Forget the clich├ęs of numbered account and anonymity. For everyday banking, you will have to furnish a passport or ID card to open an account. Resident non-Swiss nationals will have to provide proof they are allowed here (Permit B etc.)

Swiss banks operate in 'real time' just as most European banks. This means that a deposit to your account appears there within seconds - there is no waiting for anything to clear. Clearing does take place every day for inter-bank transactions though.

Generally, you are not permitted to overdraw your account, but this will depend on your financial status with the bank. If you need a loan (Kredit) then you must apply for it, not just take it.
Swiss banks do not generally use paper cheques/checks - since the beginning of the 1990s, all over Europe, the use of cheques has become increasingly rare, in many cases completed ceased. The UK remains a somewhat unique exception in this case.
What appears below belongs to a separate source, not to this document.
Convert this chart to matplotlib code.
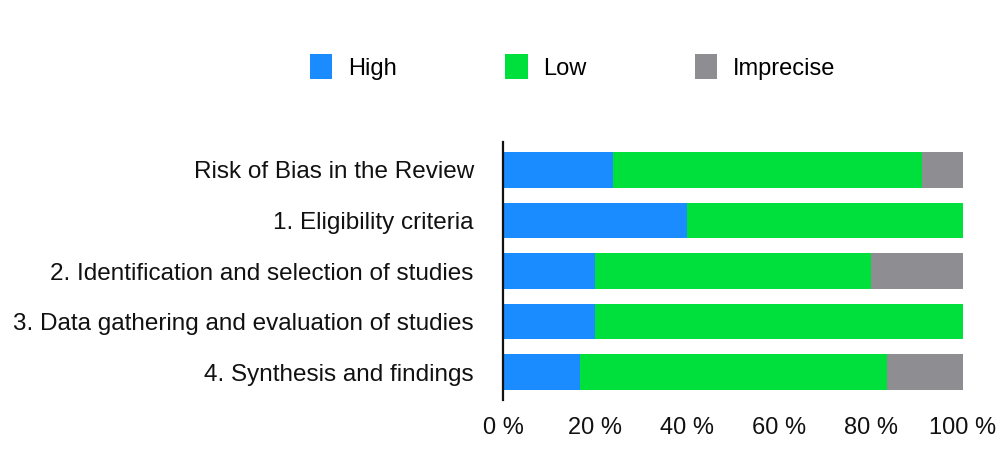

Incoming Sterling/Dollar cheques/checks will attract stiff processing fees (8 francs each). Payments from abroad should preferrably be made electronically. Paying bills, other than standing orders and direct debits, are made by a 'payment order form' to your bank. Bills are usually accompanied by a payment slip, orange for bank-payments or red for postgiro payments. Naturally both of these can be conveniently processed online with all Swiss banks.

Many use the "Maestro Card" (formerly "EC card") as a method of payment in shops and supermarkets (not all shops take EC). It's usually your cash card, used in the same way with a PIN, the payment taking the funds directly from your current account (similar to a Debit Card in the UK).

It also has the "cash" function allowing you to load cash at an ATM (often up to a max of 300 CHF) on to the chip on the card. Every time it is used, the amount used is subtracted from the total on the chip (it really is supposed to act as "electronic cash"). This is often used for parking machines at multi-story car parks, company canteens, coffee machines etc.


Note: For business reasons, UBS is currently (when?) not accepting Americans as depositors without a minimum deposit of 250K CHF.